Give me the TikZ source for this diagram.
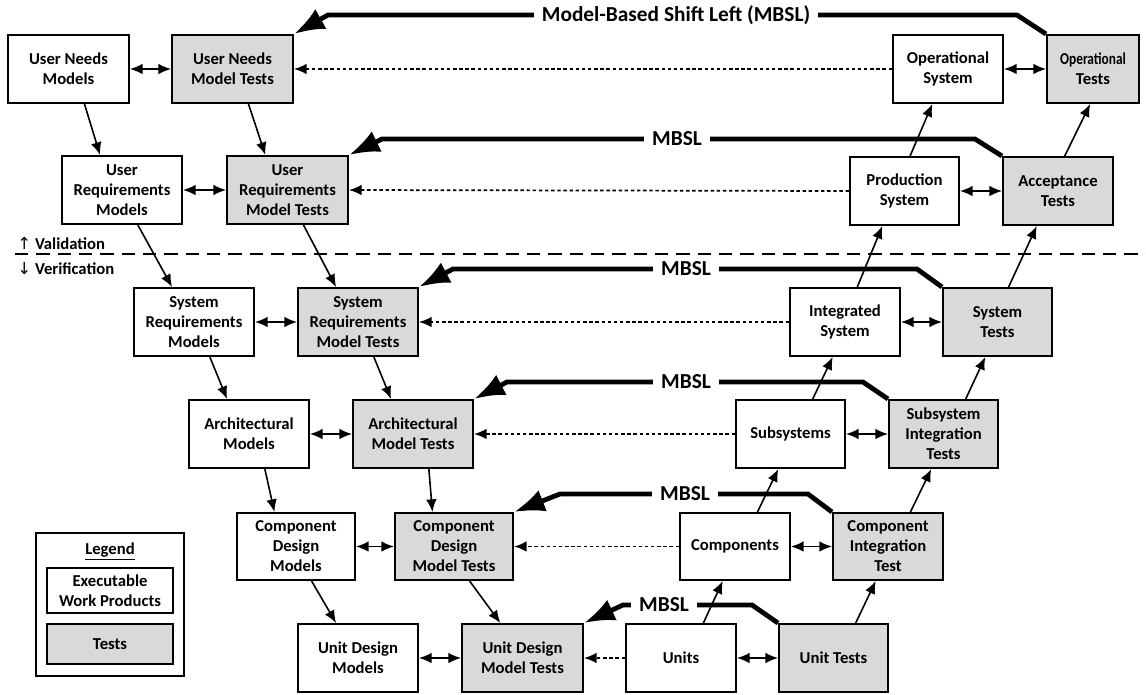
\documentclass[tikz,border=0pt]{standalone}
\usepackage{fontspec}
\setmainfont{Carlito}
\newfontfamily\dvfont{DejaVu Sans}
\usetikzlibrary{arrows.meta,calc}
\definecolor{tgray}{HTML}{D9D9D9}
\newcommand\bx[7]{\node[#7, minimum width={(#4-#2)*0.75pt}, minimum height={(#5-#3)*0.75pt}] (#1) at ({(#2+#4)/2},{(#3+#5)/2}) {#6};}
\newcommand\bt[2]{($(#1.south west)!#2!(#1.south east)$)}
\newcommand\tp[2]{($(#1.north west)!#2!(#1.north east)$)}
\tikzset{
 wp/.style={draw, line width=1.5pt, fill=white, align=center, inner sep=0pt, font=\bfseries\fontsize{12.5}{15}\selectfont},
 tst/.style={wp, fill=tgray},
 thinarr/.style={line width=1.2pt, -{Latex[length=9.5pt,width=8pt]}},
 dblarr/.style={line width=1.2pt, {Latex[length=9.5pt,width=8pt]}-{Latex[length=9.5pt,width=8pt]}},
 dotarr/.style={line width=1.3pt, dash pattern=on 2.6pt off 2pt, -{Latex[length=9.5pt,width=8pt]}},
 mbsl/.style={line width=3.6pt, line join=miter, -{Latex[length=23pt,width=17pt]}},
 mbsltext/.style={fill=white, font=\bfseries\fontsize{16}{19}\selectfont, inner xsep=6pt, inner ysep=1pt},
 valline/.style={line width=1.5pt, dash pattern=on 10pt off 6pt},
 vtext/.style={anchor=west, inner sep=0pt, font=\bfseries\fontsize{12.5}{15}\selectfont}
}
\begin{document}
\begin{tikzpicture}[x=0.75pt,y=-0.75pt]
\useasboundingbox (0,0) rectangle (1146,694);
% validation line
\coordinate (vl) at (15,254);
\coordinate (vr) at (1146,254);
\draw[valline] (vl) -- (vr);
\node[vtext] (val) at (17,243) {{\dvfont\mdseries ↑} Validation};
\node[vtext] (ver) at (17,268) {{\dvfont\mdseries ↓} Verification};
% row 1
\bx{unm}{8}{35}{129}{103}{User Needs\\Models}{wp}
\bx{unmt}{172}{35}{293}{103}{User Needs\\Model Tests}{tst}
\bx{os}{893}{35}{1003}{103}{Operational\\System}{wp}
\bx{ot}{1047}{35}{1139}{103}{\scalebox{0.8}[1]{Operational}\\Tests}{tst}
% row 2
\bx{urm}{62}{156}{182}{224}{User\\Requirements\\Models}{wp}
\bx{urmt}{227}{156}{348}{224}{User\\Requirements\\Model Tests}{tst}
\bx{ps}{850}{157}{959}{225}{Production\\System}{wp}
\bx{acc}{1003}{157}{1113}{225}{Acceptance\\Tests}{tst}
% row 3
\bx{srm}{134}{288}{254}{356}{System\\Requirements\\Models}{wp}
\bx{srmt}{298}{288}{418}{356}{System\\Requirements\\Model Tests}{tst}
\bx{ints}{790}{288}{900}{356}{Integrated\\System}{wp}
\bx{st}{943}{288}{1052}{356}{System\\Tests}{tst}
% row 4
\bx{am}{189}{400}{309}{468}{Architectural\\Models}{wp}
\bx{amt}{353}{400}{473}{468}{Architectural\\Model Tests}{tst}
\bx{ss}{736}{400}{845}{468}{Subsystems}{wp}
\bx{sit}{889}{400}{998}{468}{Subsystem\\Integration\\Tests}{tst}
% row 5
\bx{cdm}{237}{513}{355}{580}{Component\\Design\\Models}{wp}
\bx{cdmt}{395}{513}{513}{580}{Component\\Design\\Model Tests}{tst}
\bx{cmp}{680}{513}{790}{580}{Components}{wp}
\bx{cit}{833}{513}{943}{580}{Component\\Integration\\Test}{tst}
% row 6
\bx{udm}{298}{624}{418}{692}{Unit Design\\Models}{wp}
\bx{udmt}{462}{624}{583}{692}{Unit Design\\Model Tests}{tst}
\bx{un}{626}{624}{736}{692}{Units}{wp}
\bx{ut}{779}{624}{888}{692}{Unit Tests}{tst}
% legend
\bx{leg}{36}{533}{184}{676}{}{wp}
\node[font=\bfseries\fontsize{12.5}{15}\selectfont] (legt) at (110,551) {\underline{Legend}};
\bx{lexe}{47}{568}{173}{613}{Executable\\Work Products}{wp}
\bx{ltst}{47}{624}{173}{664}{Tests}{tst}
% double arrows
\foreach \a/\b in {unm/unmt,os/ot,urm/urmt,ps/acc,srm/srmt,ints/st,am/amt,ss/sit,cdm/cdmt,cmp/cit,udm/udmt,un/ut}
  \draw[dblarr] (\a.east) -- (\b.west);
% dotted arrows
\foreach \a/\b in {os/unmt,ps/urmt,ints/srmt,ss/amt,cmp/cdmt,un/udmt}
  \draw[dotarr] (\a.west) -- (\b.east);
% left diagonals
\foreach \a/\b in {unm/urm,unmt/urmt,urm/srm,urmt/srmt,srm/am,srmt/amt,am/cdm,amt/cdmt,cdm/udm,cdmt/udmt}
  \draw[thinarr] \bt{\a}{0.63} -- \tp{\b}{0.32};
% right up arrows
\draw[thinarr] \tp{ps}{0.55} -- \bt{os}{0.36};
\draw[thinarr] \tp{acc}{0.56} -- \bt{ot}{0.47};
\draw[thinarr] \tp{ints}{0.61} -- \bt{ps}{0.30};
\draw[thinarr] \tp{st}{0.60} -- \bt{acc}{0.31};
\foreach \a/\b in {ss/ints,sit/st,cmp/ss,cit/sit,un/cmp,ut/cit}
  \draw[thinarr] \tp{\a}{0.70} -- \bt{\b}{0.39};
% MBSL arrows
\draw[mbsl] (ot.north west) -- (1017,15) -- (328,15) -- (unmt.north east);
\node[mbsltext] (m1) at (676,15) {Model-Based Shift Left (MBSL)};
\draw[mbsl] (acc.north west) -- (975,139) -- (382,139) -- (urmt.north east);
\node[mbsltext] (m2) at (677,139) {MBSL};
\draw[mbsl] (st.north west) -- (917,269) -- (453,269) -- (srmt.north east);
\node[mbsltext] (m3) at (686,269) {MBSL};
\draw[mbsl] (sit.north west) -- (863,382) -- (507,382) -- (amt.north east);
\node[mbsltext] (m4) at (686,382) {MBSL};
\draw[mbsl] (cit.north west) -- (808,494) -- (560,494) -- (cdmt.north east);
\node[mbsltext] (m5) at (685,494) {MBSL};
\draw[mbsl] (ut.north west) -- (752,605) -- (623,605) -- (udmt.north east);
\node[mbsltext] (m6) at (664,605) {MBSL};
\end{tikzpicture}
\end{document}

#####

## WHAT TO DO:
Retype the whole listing exactly and leave the pictures out.

## THE SOLUTION:
Give me the TikZ source for this diagram.
\documentclass[tikz,border=0pt]{standalone}
\usepackage{fontspec}
\setmainfont{Carlito}
\newfontfamily\dvfont{DejaVu Sans}
\usetikzlibrary{arrows.meta,calc}
\definecolor{tgray}{HTML}{D9D9D9}
\newcommand\bx[7]{\node[#7, minimum width={(#4-#2)*0.75pt}, minimum height={(#5-#3)*0.75pt}] (#1) at ({(#2+#4)/2},{(#3+#5)/2}) {#6};}
\newcommand\bt[2]{($(#1.south west)!#2!(#1.south east)$)}
\newcommand\tp[2]{($(#1.north west)!#2!(#1.north east)$)}
\tikzset{
 wp/.style={draw, line width=1.5pt, fill=white, align=center, inner sep=0pt, font=\bfseries\fontsize{12.5}{15}\selectfont},
 tst/.style={wp, fill=tgray},
 thinarr/.style={line width=1.2pt, -{Latex[length=9.5pt,width=8pt]}},
 dblarr/.style={line width=1.2pt, {Latex[length=9.5pt,width=8pt]}-{Latex[length=9.5pt,width=8pt]}},
 dotarr/.style={line width=1.3pt, dash pattern=on 2.6pt off 2pt, -{Latex[length=9.5pt,width=8pt]}},
 mbsl/.style={line width=3.6pt, line join=miter, -{Latex[length=23pt,width=17pt]}},
 mbsltext/.style={fill=white, font=\bfseries\fontsize{16}{19}\selectfont, inner xsep=6pt, inner ysep=1pt},
 valline/.style={line width=1.5pt, dash pattern=on 10pt off 6pt},
 vtext/.style={anchor=west, inner sep=0pt, font=\bfseries\fontsize{12.5}{15}\selectfont}
}
\begin{document}
\begin{tikzpicture}[x=0.75pt,y=-0.75pt]
\useasboundingbox (0,0) rectangle (1146,694);
% validation line
\coordinate (vl) at (15,254);
\coordinate (vr) at (1146,254);
\draw[valline] (vl) -- (vr);
\node[vtext] (val) at (17,243) {{\dvfont\mdseries ↑} Validation};
\node[vtext] (ver) at (17,268) {{\dvfont\mdseries ↓} Verification};
% row 1
\bx{unm}{8}{35}{129}{103}{User Needs\\Models}{wp}
\bx{unmt}{172}{35}{293}{103}{User Needs\\Model Tests}{tst}
\bx{os}{893}{35}{1003}{103}{Operational\\System}{wp}
\bx{ot}{1047}{35}{1139}{103}{\scalebox{0.8}[1]{Operational}\\Tests}{tst}
% row 2
\bx{urm}{62}{156}{182}{224}{User\\Requirements\\Models}{wp}
\bx{urmt}{227}{156}{348}{224}{User\\Requirements\\Model Tests}{tst}
\bx{ps}{850}{157}{959}{225}{Production\\System}{wp}
\bx{acc}{1003}{157}{1113}{225}{Acceptance\\Tests}{tst}
% row 3
\bx{srm}{134}{288}{254}{356}{System\\Requirements\\Models}{wp}
\bx{srmt}{298}{288}{418}{356}{System\\Requirements\\Model Tests}{tst}
\bx{ints}{790}{288}{900}{356}{Integrated\\System}{wp}
\bx{st}{943}{288}{1052}{356}{System\\Tests}{tst}
% row 4
\bx{am}{189}{400}{309}{468}{Architectural\\Models}{wp}
\bx{amt}{353}{400}{473}{468}{Architectural\\Model Tests}{tst}
\bx{ss}{736}{400}{845}{468}{Subsystems}{wp}
\bx{sit}{889}{400}{998}{468}{Subsystem\\Integration\\Tests}{tst}
% row 5
\bx{cdm}{237}{513}{355}{580}{Component\\Design\\Models}{wp}
\bx{cdmt}{395}{513}{513}{580}{Component\\Design\\Model Tests}{tst}
\bx{cmp}{680}{513}{790}{580}{Components}{wp}
\bx{cit}{833}{513}{943}{580}{Component\\Integration\\Test}{tst}
% row 6
\bx{udm}{298}{624}{418}{692}{Unit Design\\Models}{wp}
\bx{udmt}{462}{624}{583}{692}{Unit Design\\Model Tests}{tst}
\bx{un}{626}{624}{736}{692}{Units}{wp}
\bx{ut}{779}{624}{888}{692}{Unit Tests}{tst}
% legend
\bx{leg}{36}{533}{184}{676}{}{wp}
\node[font=\bfseries\fontsize{12.5}{15}\selectfont] (legt) at (110,551) {\underline{Legend}};
\bx{lexe}{47}{568}{173}{613}{Executable\\Work Products}{wp}
\bx{ltst}{47}{624}{173}{664}{Tests}{tst}
% double arrows
\foreach \a/\b in {unm/unmt,os/ot,urm/urmt,ps/acc,srm/srmt,ints/st,am/amt,ss/sit,cdm/cdmt,cmp/cit,udm/udmt,un/ut}
  \draw[dblarr] (\a.east) -- (\b.west);
% dotted arrows
\foreach \a/\b in {os/unmt,ps/urmt,ints/srmt,ss/amt,cmp/cdmt,un/udmt}
  \draw[dotarr] (\a.west) -- (\b.east);
% left diagonals
\foreach \a/\b in {unm/urm,unmt/urmt,urm/srm,urmt/srmt,srm/am,srmt/amt,am/cdm,amt/cdmt,cdm/udm,cdmt/udmt}
  \draw[thinarr] \bt{\a}{0.63} -- \tp{\b}{0.32};
% right up arrows
\draw[thinarr] \tp{ps}{0.55} -- \bt{os}{0.36};
\draw[thinarr] \tp{acc}{0.56} -- \bt{ot}{0.47};
\draw[thinarr] \tp{ints}{0.61} -- \bt{ps}{0.30};
\draw[thinarr] \tp{st}{0.60} -- \bt{acc}{0.31};
\foreach \a/\b in {ss/ints,sit/st,cmp/ss,cit/sit,un/cmp,ut/cit}
  \draw[thinarr] \tp{\a}{0.70} -- \bt{\b}{0.39};
% MBSL arrows
\draw[mbsl] (ot.north west) -- (1017,15) -- (328,15) -- (unmt.north east);
\node[mbsltext] (m1) at (676,15) {Model-Based Shift Left (MBSL)};
\draw[mbsl] (acc.north west) -- (975,139) -- (382,139) -- (urmt.north east);
\node[mbsltext] (m2) at (677,139) {MBSL};
\draw[mbsl] (st.north west) -- (917,269) -- (453,269) -- (srmt.north east);
\node[mbsltext] (m3) at (686,269) {MBSL};
\draw[mbsl] (sit.north west) -- (863,382) -- (507,382) -- (amt.north east);
\node[mbsltext] (m4) at (686,382) {MBSL};
\draw[mbsl] (cit.north west) -- (808,494) -- (560,494) -- (cdmt.north east);
\node[mbsltext] (m5) at (685,494) {MBSL};
\draw[mbsl] (ut.north west) -- (752,605) -- (623,605) -- (udmt.north east);
\node[mbsltext] (m6) at (664,605) {MBSL};
\end{tikzpicture}
\end{document}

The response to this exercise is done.